Jenner & Block

Indian Law

Jenner & Block has deep experience across a broad range of Indian law issues, in both federal and state courts and in proceedings before the Department of the Interior (Offices of the Solicitor and of the Assistant Secretary for Indian Affairs), the Bureau of Indian Affairs (both national and regional offices) and the National Indian Gaming Commission. We have handled disputes involving gaming issues under the Indian Gaming Regulatory Act, including federal court litigation, and have represented clients in connection with internal leadership disputes (before the Assistant Secretary for Indian Affairs, the Interior Board of Indian Appeals, the BIA, and both federal and state courts); state taxation and foreclosure actions (including both state taxation of sales of cigarettes and other products, and the application of state and local tax and zoning laws on non-trust, Indian-owned land); Indian land-into-trust issues; and a broad range of other Indian-law matters. In addition to extensive federal court litigation (with several actions currently pending), we have successfully represented clients in state court litigation, including before the New York Court of Appeals, the state’s highest court.

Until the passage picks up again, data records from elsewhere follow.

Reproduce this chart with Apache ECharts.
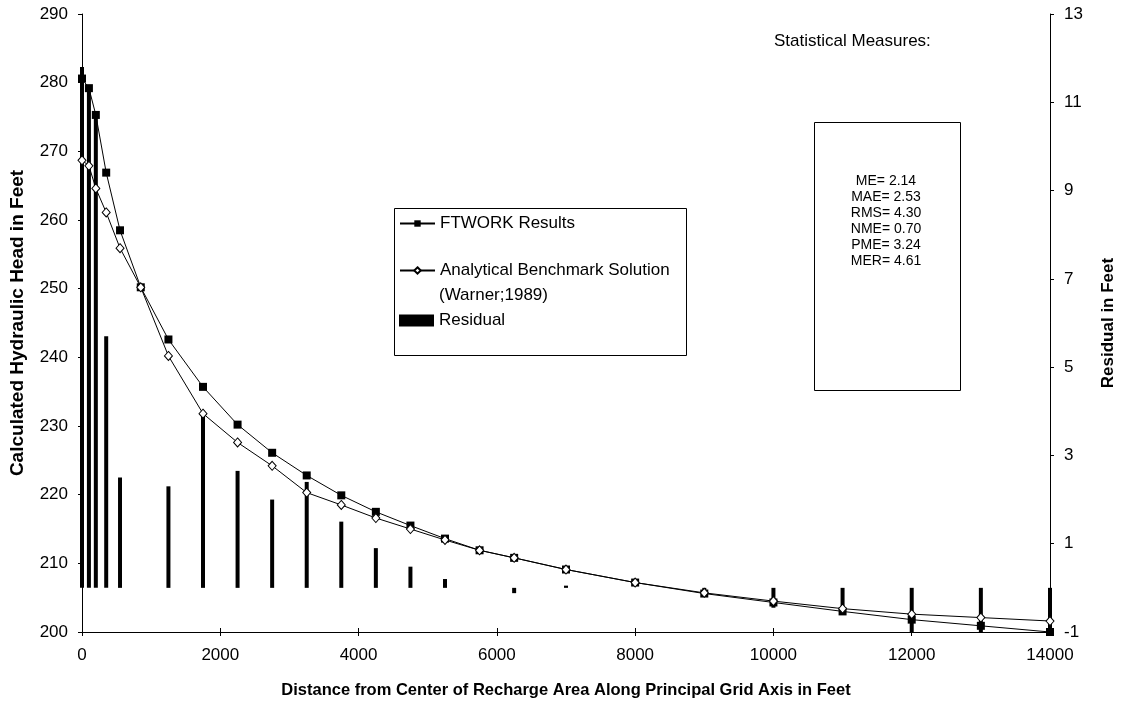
<!DOCTYPE html>
<html>
<head>
<meta charset="utf-8">
<script src="https://cdn.jsdelivr.net/npm/echarts@6/dist/echarts.min.js"></script>
<style>
  html, body { margin: 0; padding: 0; background: #fff; }
  #chart { width: 1125px; height: 704px; }
</style>
</head>
<body>
<div id="chart"></div>
<script>
// ---- data ----
const distances = [0, 100, 200, 350, 550, 850, 1250, 1750, 2250, 2750, 3250, 3750, 4250, 4750, 5250, 5750, 6250, 7000, 8000, 9000, 10000, 11000, 12000, 13000, 14000];
const ftworkHead = [280.6, 279.2, 275.3, 266.9, 258.5, 250.2, 242.6, 235.7, 230.2, 226.1, 222.8, 219.9, 217.5, 215.5, 213.6, 211.9, 210.8, 209.1, 207.2, 205.6, 204.3, 203.0, 201.8, 200.9, 200.0];
const analyticalHead = [268.7, 267.9, 264.6, 261.1, 255.9, 250.2, 240.2, 231.8, 227.6, 224.2, 220.3, 218.5, 216.6, 215.0, 213.4, 211.9, 210.8, 209.1, 207.2, 205.7, 204.5, 203.4, 202.6, 202.1, 201.6];
const residuals = [11.8, 11.3, 10.7, 5.7, 2.5, 0, 2.3, 3.95, 2.65, 2.0, 2.4, 1.5, 0.9, 0.48, 0.2, 0, -0.12, 0.05, 0, -0.2, -0.45, -0.6, -1.1, -1.3, -1.6];
const residualTicks = [-1, 1, 3, 5, 7, 9, 11, 13];
const headMin = 200, headMax = 290;
const statLabels = ['ME= 2.14', 'MAE= 2.53', 'RMS= 4.30', 'NME= 0.70', 'PME= 3.24', 'MER= 4.61'];
const seriesNames = ['FTWORK Results', 'Analytical Benchmark Solution', 'Residual'];

const FONT = '"Liberation Sans", Arial, sans-serif';
const black = '#000';

const pair = (xs, ys) => xs.map((x, i) => [x, ys[i]]);

const chart = echarts.init(document.getElementById('chart'), null, { renderer: 'canvas' });

const W = 1125, H = 704;
const GRID = { left: 82, right: 64, top: 14, bottom: 72 };
const plotH = H - GRID.top - GRID.bottom;

const mkLine = (extra) => Object.assign({ show: true, onZero: false, lineStyle: { color: black, width: 1, type: 'solid' } }, extra || {});
const mkTick = (extra) => Object.assign({ show: true, inside: false, length: 4, lineStyle: { color: black, width: 1 } }, extra || {});
const mkLabel = (extra) => Object.assign({ color: black, fontFamily: FONT, fontSize: 17 }, extra || {});
const mkName = (size) => ({ color: black, fontFamily: FONT, fontSize: size, fontWeight: 'bold' });
const hidden = { show: false };

const option = {
  animation: false,
  backgroundColor: '#fff',
  grid: Object.assign({ containLabel: false }, GRID),
  xAxis: [
    {
      type: 'value', min: 0, max: 14000, interval: 2000, position: 'bottom',
      axisLine: mkLine(),
      axisTick: mkTick(),
      axisLabel: mkLabel({ margin: 15, formatter: v => String(v) }),
      splitLine: hidden,
      name: 'Distance from Center of Recharge Area Along Principal Grid Axis in Feet',
      nameLocation: 'middle', nameGap: 50, nameTextStyle: mkName(16.5)
    },
    {
      // helper axis placed on the bottom edge: inner half of the crossing ticks
      type: 'value', min: 0, max: 14000, interval: 2000, position: 'top', offset: -plotH,
      axisLine: mkLine(), axisTick: mkTick(),
      axisLabel: hidden, splitLine: hidden
    }
  ],
  yAxis: [
    {
      type: 'value', min: headMin, max: headMax, interval: 10, position: 'left',
      axisLine: mkLine(),
      axisTick: mkTick(),
      axisLabel: mkLabel({ margin: 14 }),
      splitLine: hidden,
      name: 'Calculated Hydraulic Head in Feet',
      nameLocation: 'middle', nameGap: 55, nameTextStyle: mkName(19)
    },
    {
      type: 'value', min: -1, max: 13, position: 'right',
      axisLine: mkLine(),
      axisTick: mkTick({ customValues: residualTicks }),
      axisLabel: mkLabel({ margin: 14, customValues: residualTicks }),
      splitLine: hidden,
      name: 'Residual in Feet',
      nameLocation: 'middle', nameGap: 50, nameRotate: 90, nameTextStyle: mkName(17)
    }
  ],
  legend: [
    {
      data: [seriesNames[0]], orient: 'vertical', left: 399, top: 215,
      itemWidth: 35, itemHeight: 8, selectedMode: false, padding: 0,
      textStyle: { color: black, fontFamily: FONT, fontSize: 17 }
    },
    {
      data: [seriesNames[1]], orient: 'vertical', left: 399, top: 262,
      itemWidth: 35, itemHeight: 8, selectedMode: false, padding: 0,
      textStyle: { color: black, fontFamily: FONT, fontSize: 17 }
    },
    {
      data: [{ name: seriesNames[2], icon: 'rect' }], orient: 'vertical', left: 399, top: 312,
      itemWidth: 35, itemHeight: 12, selectedMode: false, padding: 0,
      textStyle: { color: black, fontFamily: FONT, fontSize: 17 }
    }
  ],
  graphic: [
    { type: 'rect', left: 392, top: 206, shape: { width: 292, height: 147 }, style: { fill: 'none', stroke: black, lineWidth: 1 }, z: 5 },
    { type: 'text', left: 439, top: 287, style: { text: '(Warner;1989)', fill: black, font: '17px ' + FONT }, z: 6 },
    { type: 'text', left: 774, top: 33, style: { text: 'Statistical Measures:', fill: black, font: '17px ' + FONT }, z: 6 },
    { type: 'rect', left: 812, top: 120, shape: { width: 146, height: 268 }, style: { fill: 'none', stroke: black, lineWidth: 1 }, z: 5 },
    { type: 'text', x: 886, y: 173, style: { text: statLabels.join('\n'), fill: black, font: '14px ' + FONT, align: 'center', lineHeight: 16 }, z: 6 }
  ],
  series: [
    {
      name: seriesNames[2], type: 'bar', xAxisIndex: 0, yAxisIndex: 1,
      barWidth: 4, data: pair(distances, residuals),
      itemStyle: { color: black }, clip: true, z: 1
    },
    {
      name: seriesNames[0], type: 'line', xAxisIndex: 0, yAxisIndex: 0,
      data: pair(distances, ftworkHead),
      symbol: 'rect', symbolSize: 8, showAllSymbol: true,
      lineStyle: { color: black, width: 1 },
      itemStyle: { color: black, borderColor: black, borderWidth: 0 }, z: 3
    },
    {
      name: seriesNames[1], type: 'line', xAxisIndex: 0, yAxisIndex: 0,
      data: pair(distances, analyticalHead),
      symbol: 'diamond', symbolSize: [8, 9], showAllSymbol: true,
      lineStyle: { color: black, width: 1 },
      itemStyle: { color: '#fff', borderColor: black, borderWidth: 1 }, z: 4
    }
  ]
};

chart.setOption(option);
</script>
</body>
</html>
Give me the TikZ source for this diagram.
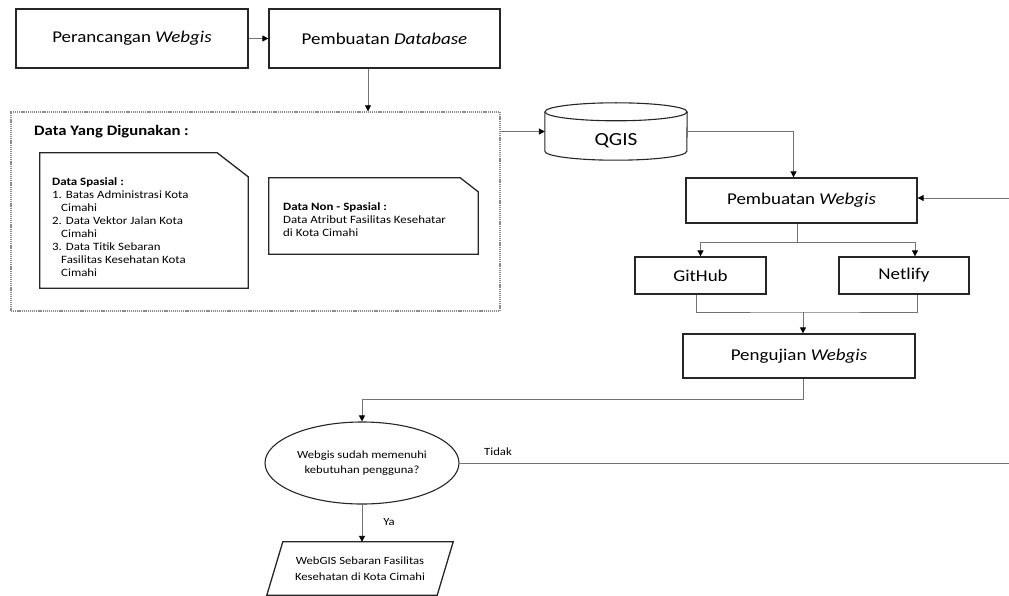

While some of our partners have long-standing relationships with tribal clients for whom we have served as primary outside counsel, others have gained valuable experience and insights while serving in the US Department of Justice and other government organizations.  Our team includes a former Deputy Associate Attorney General, former Principal Deputy Assistant Attorney General and the former acting head of the Environment and Natural Resources Division (ENRD). Our lawyers also have experience supervising the Indian Resources Section, which handles all litigation in which the United States seeks to protect tribal lands, resources, jurisdiction and treaty rights.  While in government, a member of our team helped lead the Tribal Trust Negotiating Team in settling complex litigation with, ultimately, 104 Indian tribes, thus providing more than $3.3 billion to tribes in exchange for the dismissal of their trust-mismanagement suits against the United States.